◆ Exercise requirements ◆
Look through the lines of the material and count those containing "React". Give that count alone.

◆ Information provided ◆
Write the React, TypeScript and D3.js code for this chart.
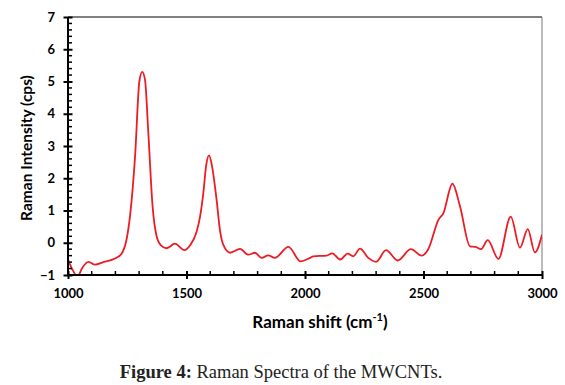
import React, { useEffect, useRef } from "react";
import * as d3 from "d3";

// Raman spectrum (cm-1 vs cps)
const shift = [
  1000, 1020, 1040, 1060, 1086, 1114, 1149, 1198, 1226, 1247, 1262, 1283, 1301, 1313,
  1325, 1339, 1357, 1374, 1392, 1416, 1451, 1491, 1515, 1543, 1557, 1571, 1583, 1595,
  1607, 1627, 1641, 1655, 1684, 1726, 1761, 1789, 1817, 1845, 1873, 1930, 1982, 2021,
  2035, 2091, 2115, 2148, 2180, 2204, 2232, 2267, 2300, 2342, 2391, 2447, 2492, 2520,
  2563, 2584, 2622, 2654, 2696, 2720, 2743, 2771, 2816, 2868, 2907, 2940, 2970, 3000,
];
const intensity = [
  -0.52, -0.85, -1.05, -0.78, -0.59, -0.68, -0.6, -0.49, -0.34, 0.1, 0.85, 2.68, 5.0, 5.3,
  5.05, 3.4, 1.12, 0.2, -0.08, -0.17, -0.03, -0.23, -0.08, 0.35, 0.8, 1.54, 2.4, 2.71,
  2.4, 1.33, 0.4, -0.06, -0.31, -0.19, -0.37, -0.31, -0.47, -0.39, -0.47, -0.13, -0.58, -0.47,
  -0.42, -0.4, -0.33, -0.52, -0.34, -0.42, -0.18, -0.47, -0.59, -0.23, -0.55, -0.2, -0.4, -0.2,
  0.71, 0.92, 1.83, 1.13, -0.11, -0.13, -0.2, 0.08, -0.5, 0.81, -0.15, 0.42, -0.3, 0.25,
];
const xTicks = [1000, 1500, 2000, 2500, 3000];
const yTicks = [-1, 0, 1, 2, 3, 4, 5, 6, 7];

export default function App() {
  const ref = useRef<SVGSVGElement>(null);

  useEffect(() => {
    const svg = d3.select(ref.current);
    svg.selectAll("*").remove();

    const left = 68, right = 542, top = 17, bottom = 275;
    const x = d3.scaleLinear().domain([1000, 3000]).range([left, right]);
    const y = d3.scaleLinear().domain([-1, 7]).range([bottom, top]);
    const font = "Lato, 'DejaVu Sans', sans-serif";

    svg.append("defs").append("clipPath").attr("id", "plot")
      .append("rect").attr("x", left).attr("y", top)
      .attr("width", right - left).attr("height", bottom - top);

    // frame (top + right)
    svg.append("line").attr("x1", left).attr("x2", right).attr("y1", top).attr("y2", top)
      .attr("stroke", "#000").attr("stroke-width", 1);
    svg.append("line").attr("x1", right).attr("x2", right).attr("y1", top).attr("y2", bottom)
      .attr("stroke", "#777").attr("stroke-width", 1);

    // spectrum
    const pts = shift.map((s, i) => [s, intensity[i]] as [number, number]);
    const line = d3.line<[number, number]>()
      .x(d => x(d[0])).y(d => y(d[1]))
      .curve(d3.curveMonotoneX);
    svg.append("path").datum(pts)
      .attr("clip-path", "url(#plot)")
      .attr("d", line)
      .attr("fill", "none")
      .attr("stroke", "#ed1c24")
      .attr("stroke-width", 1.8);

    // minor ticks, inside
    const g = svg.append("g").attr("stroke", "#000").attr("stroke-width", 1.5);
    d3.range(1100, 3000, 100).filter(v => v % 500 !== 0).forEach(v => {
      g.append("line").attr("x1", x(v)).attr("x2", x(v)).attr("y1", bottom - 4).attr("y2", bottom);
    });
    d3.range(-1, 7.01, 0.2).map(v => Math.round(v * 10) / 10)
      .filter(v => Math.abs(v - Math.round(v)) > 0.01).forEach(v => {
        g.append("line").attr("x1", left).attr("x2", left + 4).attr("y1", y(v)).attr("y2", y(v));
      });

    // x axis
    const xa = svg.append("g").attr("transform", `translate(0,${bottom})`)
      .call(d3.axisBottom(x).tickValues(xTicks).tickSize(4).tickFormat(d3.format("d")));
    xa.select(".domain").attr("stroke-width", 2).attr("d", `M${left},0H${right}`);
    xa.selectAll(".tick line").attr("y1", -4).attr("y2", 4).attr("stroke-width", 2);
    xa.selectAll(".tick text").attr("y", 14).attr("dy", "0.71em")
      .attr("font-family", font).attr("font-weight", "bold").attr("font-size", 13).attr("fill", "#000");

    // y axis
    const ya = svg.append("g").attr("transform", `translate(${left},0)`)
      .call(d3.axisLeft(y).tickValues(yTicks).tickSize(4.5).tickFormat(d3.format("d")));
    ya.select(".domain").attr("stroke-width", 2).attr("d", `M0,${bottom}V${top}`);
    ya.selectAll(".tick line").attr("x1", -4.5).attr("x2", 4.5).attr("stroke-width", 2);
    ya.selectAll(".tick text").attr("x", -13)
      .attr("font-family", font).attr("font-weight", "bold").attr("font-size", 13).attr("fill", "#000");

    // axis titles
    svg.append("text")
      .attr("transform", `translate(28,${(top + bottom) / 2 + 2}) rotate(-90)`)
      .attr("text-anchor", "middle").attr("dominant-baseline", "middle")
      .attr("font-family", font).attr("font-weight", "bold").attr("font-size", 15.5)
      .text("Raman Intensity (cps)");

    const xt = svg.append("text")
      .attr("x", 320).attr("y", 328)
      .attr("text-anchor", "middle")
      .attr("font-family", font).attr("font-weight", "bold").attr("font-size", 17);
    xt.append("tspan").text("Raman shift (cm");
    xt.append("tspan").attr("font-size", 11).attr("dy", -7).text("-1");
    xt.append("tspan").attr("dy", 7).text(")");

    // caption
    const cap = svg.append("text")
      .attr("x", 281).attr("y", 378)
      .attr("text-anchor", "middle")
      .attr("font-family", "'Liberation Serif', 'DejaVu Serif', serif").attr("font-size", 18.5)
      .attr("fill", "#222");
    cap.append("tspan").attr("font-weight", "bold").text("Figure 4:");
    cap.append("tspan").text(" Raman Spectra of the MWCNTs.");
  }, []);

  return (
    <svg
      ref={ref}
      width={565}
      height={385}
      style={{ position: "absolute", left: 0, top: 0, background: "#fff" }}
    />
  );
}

◆ Answer for the task ◆
2